Ensuite, cela a été l’escalade, des vidéos diverses et variées où chacun donnait sa version de l’autre ainsi que les raisons de la naissance de cette confrontation.
En Avril 2014, au moment où tout semblait être anormalement calme dans cette histoire, cette dernière a fait sa réapparition par l’intermédiaire de Rohff, et de la plus belle des manières, puisqu’elle a été à la une de tous les médias. En effet, l’ancien rappeur de la Mafia K1 Fry est venu accompagné de plusieurs personnes dans la boutique Ünkut (marque de Booba) de Châtelet afin de taper un vendeur (qui aurait dévoilé l’adresse de Rohff sur internet) et saccager le magasin, par la même occasion.
Rohff s’est donc rendu le soir même au commissariat, avec son avocat, afin de se rendre auprès des autorités. Par conséquent, Housni M’Kouboi (de son vrai nom) a été placé en détention provisoire durant quelques mois. Une fois libéré, un dispositif judiciaire a été mis en place afin Rohff n’ait pas le droit d’approcher Booba.

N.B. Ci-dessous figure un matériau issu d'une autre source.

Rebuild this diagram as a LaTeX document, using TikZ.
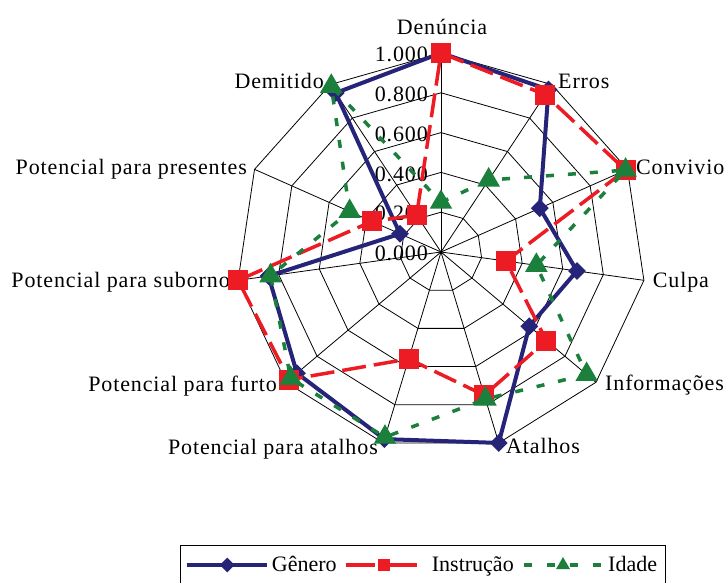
\documentclass[tikz,border=0pt]{standalone}
\usepackage{fontspec}
\setmainfont{Liberation Serif}
\newfontfamily\lblfont[LetterSpace=4]{Liberation Serif}
\usetikzlibrary{shapes.geometric,calc}
\definecolor{navyc}{RGB}{38,36,120}
\definecolor{redc}{RGB}{237,28,36}
\definecolor{greenc}{RGB}{26,128,60}
\begin{document}
\begin{tikzpicture}[x=1pt,y=1pt,
  grid/.style={black, line width=0.8pt},
  lbl/.style={font=\fontsize{22}{26}\selectfont\lblfont, inner sep=0pt},
  leg/.style={font=\fontsize{22}{26}\selectfont, inner sep=0pt},
  genline/.style={navyc, line width=4pt, line join=round},
  insline/.style={redc, line width=3.5pt, dash pattern=on 24pt off 8pt},
  idaline/.style={greenc, line width=3.5pt, dash pattern=on 8pt off 14pt},
  genmark/.style={diamond, fill=navyc, minimum size=18pt, inner sep=0pt},
  insmark/.style={rectangle, fill=redc, minimum size=20pt, inner sep=0pt},
  idamark/.style={regular polygon, regular polygon sides=3, fill=greenc, minimum size=26pt, inner sep=0pt},
]
\useasboundingbox (0,0) rectangle (728,582);
\fill[white] (0,0) rectangle (728,582);
\def\cx{441}\def\cy{330}\def\rx{205}\def\ry{199}
\coordinate (c) at (\cx,\cy);
\foreach \k in {0,...,10} {
  \pgfmathsetmacro\ang{90-\k*360/11}
  \coordinate (ax\k) at ({\cx+\rx*cos(\ang)},{\cy+\ry*sin(\ang)});
}
% grid rings and spokes
\foreach \v in {0.2,0.4,0.6,0.8,1.0} {
  \draw[grid] ($(c)!\v!(ax0)$) \foreach \k in {1,...,10} { -- ($(c)!\v!(ax\k)$) } -- cycle;
}
\foreach \k in {0,...,10} { \draw[grid] (c) -- (ax\k); }
% tick labels
\foreach \v/\t [count=\i from 0] in {0.0/0.000,0.2/0.200,0.4/0.400,0.6/0.600,0.8/0.800,1.0/1.000} {
  \node[lbl, anchor=base east] (tick\i) at (428,{321.3+199*\v}) {\t};
}
% axis labels
\node[lbl, anchor=base] (lDen) at (442,547.7) {Denúncia};
\node[lbl, anchor=base west] (lErr) at (558,493.7) {Erros};
\node[lbl, anchor=base west] (lCon) at (636,407.7) {Convivio};
\node[lbl, anchor=base west] (lCul) at (652.7,294.3) {Culpa};
\node[lbl, anchor=base west] (lInf) at (605,191.3) {Informações};
\node[lbl, anchor=base west] (lAta) at (506,128.7) {Atalhos};
\node[lbl, anchor=base east] (lPat) at (378,127.7) {Potencial para atalhos};
\node[lbl, anchor=base east] (lPfu) at (277,190.3) {Potencial para furto};
\node[lbl, anchor=base east] (lPsu) at (230,294.7) {Potencial para suborno};
\node[lbl, anchor=base east] (lPpr) at (247,407.7) {Potencial para presentes};
\node[lbl, anchor=base east] (lDem) at (324,493.7) {Demitido};
% data points
\foreach \pre/\vals in {g/{1.0,0.97,0.53,0.67,0.57,1.0,0.98,0.93,0.85,0.22,0.95},
                        r/{1.0,0.94,0.99,0.32,0.68,0.75,0.56,0.98,1.0,0.37,0.22},
                        t/{0.25,0.43,0.99,0.47,0.94,0.77,0.97,0.97,0.84,0.49,0.99}} {
  \foreach \v [count=\k from 0] in \vals {
    \coordinate (\pre\k) at ($(c)!\v!(ax\k)$);
  }
}
% Genero
\draw[genline] (g0) \foreach \k in {1,...,10} { -- (g\k) } -- cycle;
\foreach \k in {0,...,10} { \node[genmark] (gm\k) at (g\k) {}; }
% Instrucao
\draw[insline] (r0) \foreach \k in {1,...,10} { -- (r\k) } -- cycle;
\foreach \k in {0,...,10} { \node[insmark] (rm\k) at (r\k) {}; }
% Idade
\draw[idaline] (t0) \foreach \k in {1,...,10} { -- (t\k) } -- cycle;
\foreach \k in {0,...,10} { \node[idamark] (tm\k) at (t\k) {}; }
% legend
\coordinate (bx1) at (180,-5); \coordinate (bx2) at (180,37);
\coordinate (bx3) at (665,37); \coordinate (bx4) at (665,-5);
\draw[black, line width=0.8pt] (bx1) -- (bx2) -- (bx3) -- (bx4);
\coordinate (lg1) at (186.7,17); \coordinate (lg2) at (266.7,17);
\draw[navyc, line width=3.3pt] (lg1) -- (lg2);
\node[genmark, minimum size=15pt] (lgm) at (227.3,17) {};
\node[leg, anchor=base west] (lgt) at (271.7,10.3) {Gênero};
\coordinate (lr1) at (346,17); \coordinate (lr2) at (416.7,17);
\draw[redc, line width=3.5pt, dash pattern=on 29pt off 15pt] (lr1) -- (lr2);
\node[insmark, minimum size=12pt] (lrm) at (384,17) {};
\node[leg, anchor=base west] (lrt) at (431.7,10.3) {Instrução};
\coordinate (li1) at (524,17); \coordinate (li2) at (603,17);
\draw[greenc, line width=3.5pt, dash pattern=on 8pt off 15pt] (li1) -- (li2);
\node[idamark, minimum size=16pt] (lim) at (563,17) {};
\node[leg, anchor=base west] (lit) at (608,10.3) {Idade};
\end{tikzpicture}
\end{document}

Depuis 2014, une routine s’est instaurée entre les deux rappeurs, à savoir se clasher par posts Instagram interposés, mais peu de rebondissements jusqu’en septembre 2017 où Rohff passait pour la première fois devant le juge, dans le cadre de cette affaire (Housni M’Kouboi est un habitué des tribunaux). En première instance, une peine de 4ans ferme a été prononcée à son encontre au vu de ses multiples condamnations mais le verdict final sera prononcé demain.
En parallèle, Rohff a également décidé de sortir un son intitulé « Soldat » ce 27 octobre, une journée chargée et décisive pour le rappeur qui saura quel tournant aura sa carrière demain.
Sur ces deux affaires diamétralement opposées, nous espérons que les médias généralistes ne s’en empareront pas afin de salir la réputation de la musique la plus écoutée en France.